I've been doing him all my life - I was in a comedy group in the '70s where it was our job to do a sketch a day about this guy so I did him on the radio and in nightclubs. Over time I did a piece on an NBC show in the '90s - when he died I did a series of fictional tapes of Nixon in heaven with his dead aide Haldeman reacting to events on Earth. So I flattered myself into thinking I did a pretty good Nixon.

But to replicate the tapes in the same way, did you have to listen to them…

Again and again and again. In rehearsal we would all listen together and use those as a guide for how to perform - see where the pauses were, see what the inflections were, listen to the nuances.

Were there any specific Nixon mannerisms?

Nixon was fond of talking a lot about strength, [in Nixon's voice] "the manly virtues and what his problem with the gays was that they were soft and was always critical of softness" but as I watched Nixon in public I was struck frequently by - he has these little fly -away, sort of flighty hand gestures. He flutters his eyelashes a lot, he purses his lips as he's talking. There's an interesting juxtaposition between all the talk about strength and manliness and this array of gestures.

Do you think you understand Nixon any more now, or is he too complex?

It was really interesting - I've been fascinated by him all my life but there's nothing like this intense rehearsal process to really answer some questions. For example, the last scene in the last episode is the eight minutes before he quits the presidency and he walks into the Oval Office.

That scene was taped because of a blessed anonymous engineer who the minute Nixon walked into the room pushed the record button. So we've seen this through the eye of the camera, but he walks off and away from the microphones, so I went through the process of reclaiming those words.

But the behaviour always struck me as quintessentially odd - here's this guy with no gift for small talk, he's having the most humiliating moment of his life coming up - he walks in and what does he do?
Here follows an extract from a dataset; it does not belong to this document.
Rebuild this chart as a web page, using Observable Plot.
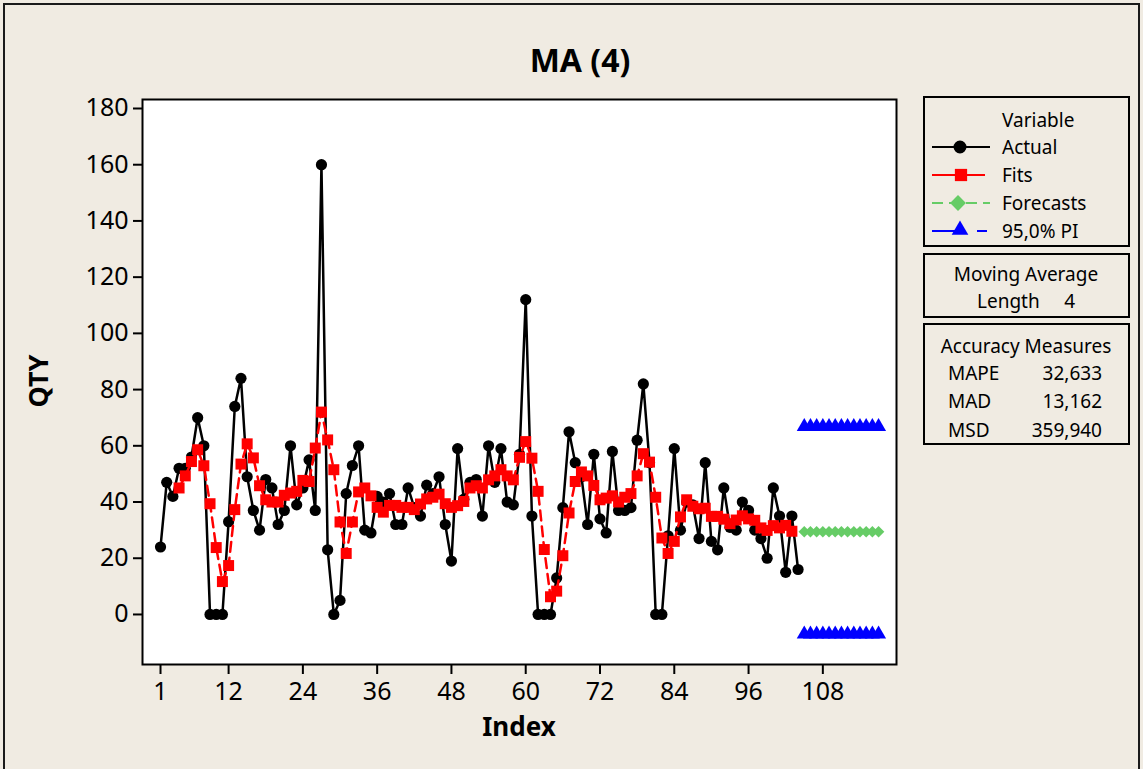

He engages in jokes with the crew - bad jokes, but jokes.

I always thought that was just weird behaviour and as we were rehearsing I realised what he was doing - he was already thinking about rebuilding his reputation and the first evidence that was going to be available to help him rebuild his reputation was the crew going: "He wasn't upset, he was joking, he was a nice guy." He was campaigning for his own rehabilitation, he was engaged in the next campaign.

Image copyright AP
Image caption In Sir David Frost's famous interviews with Richard Nixon in the 70s he admitted he had let the American people down. They were turned into a play and film

What's the one thing you want viewers to come away with after watching the series?

[Laughs] What a… crazy… strange… person you might have to be to be president of the United States. I personally think anybody who craves that office should by that very fact be disqualified from ever obtaining office.

Nixon was a particularly screwed-up guy burning with resentments - class resentments, all sorts of other resentments that he never let go of, which is what made him funny and strange.

But although he's the only guy we're going to have this kind of evidence of what went on in his office, I can't help thinking a lot of these scenes are being replayed in Oval Offices and Number 10s and other such places as we speak. It's in the nature of the beast.

The shame about the series is Sir David Frost introduces them all and he's not alive to enjoy it.

I know, it was heartbreaking. Sir David saw the pilot episode at a BFI screening and came up and said: "I love it, if you're going to go to series I'd love to be associated with it in some way." I had the great pleasure of working with him on the scripts and being present at the tapings and had some lovely conversations with him.

Everybody knows what a profoundly talented conversationalist he was, how insatiable his curiosity was and how eager he was to learn more and it was really, really fun to have him be part of the project. I was extremely sad that he didn't live to see it come to air.

Nixon's The One is on Sky Arts on Thursdays at 21:00 GMT.